Letter-Sound Correspondences

Example:
(Teacher points to letter m on board). "The sound of this letter is /mmmmm/. Tell me the sound of this letter."

Instructional Design Considerations

Conspicuous Strategies

  • Teacher actions should make the task explicit. Use consistent and brief wording.

Mediated Scaffolding

  • Separate auditorily and visually similar letters.
  • Introduce some continuous sounds early.
  • Introduce letters that can be used to build many words.
  • Introduce lower case letters first unless upper case letters are similar in configuration.

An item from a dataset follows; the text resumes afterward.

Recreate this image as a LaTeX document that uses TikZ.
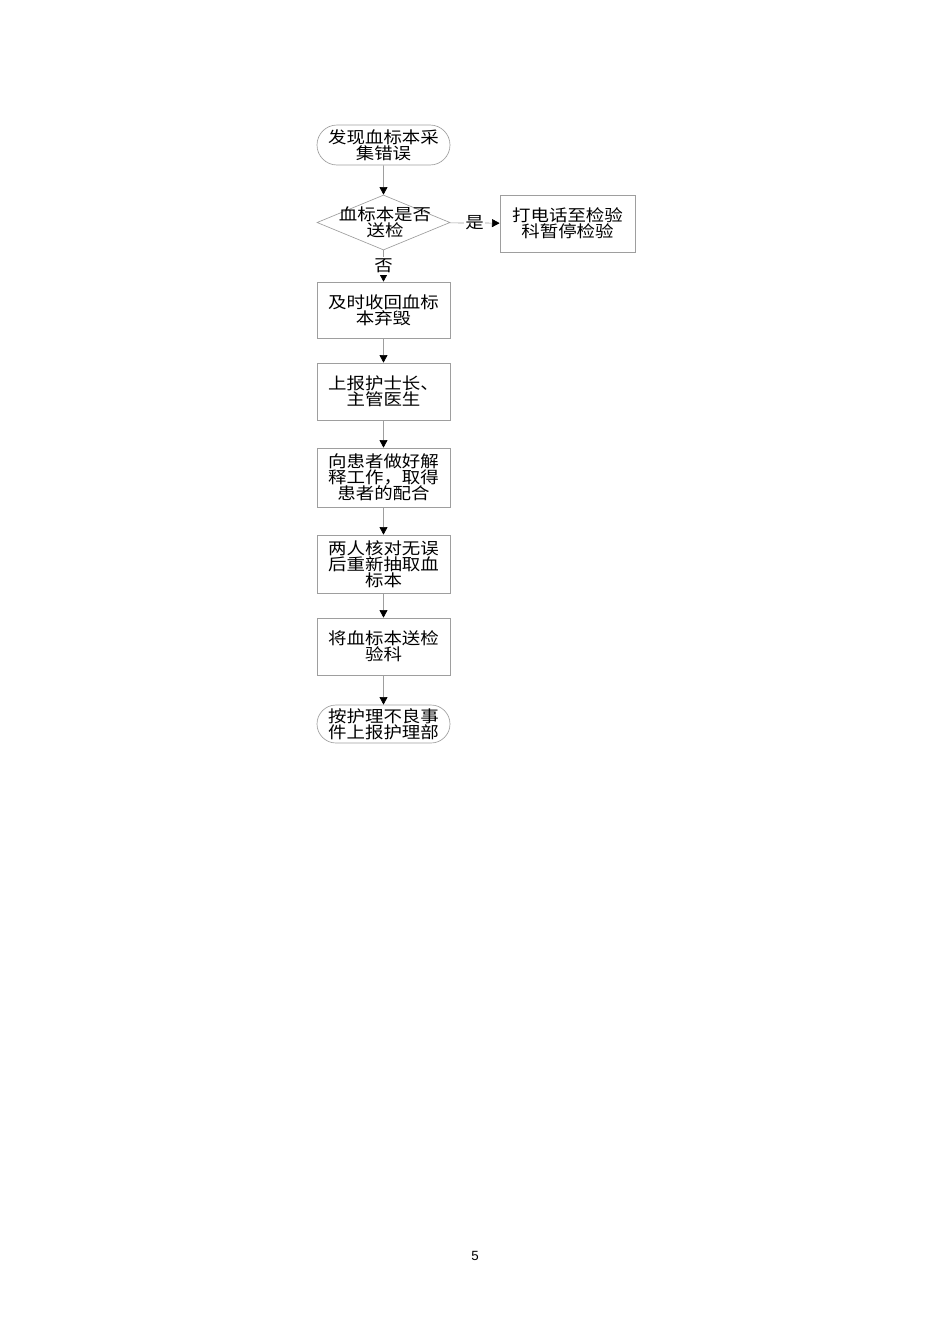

Strategic Integration - Simple Before Complex

  1. Once students can identify the sound of the letter on two successive trials, include the new letter-sound correspondence with 6-8 other letter sounds.
  2. When students can identify 4-6 letter-sound correspondences in 2 seconds each, include these letters in single-syllable, CVC, decodable words.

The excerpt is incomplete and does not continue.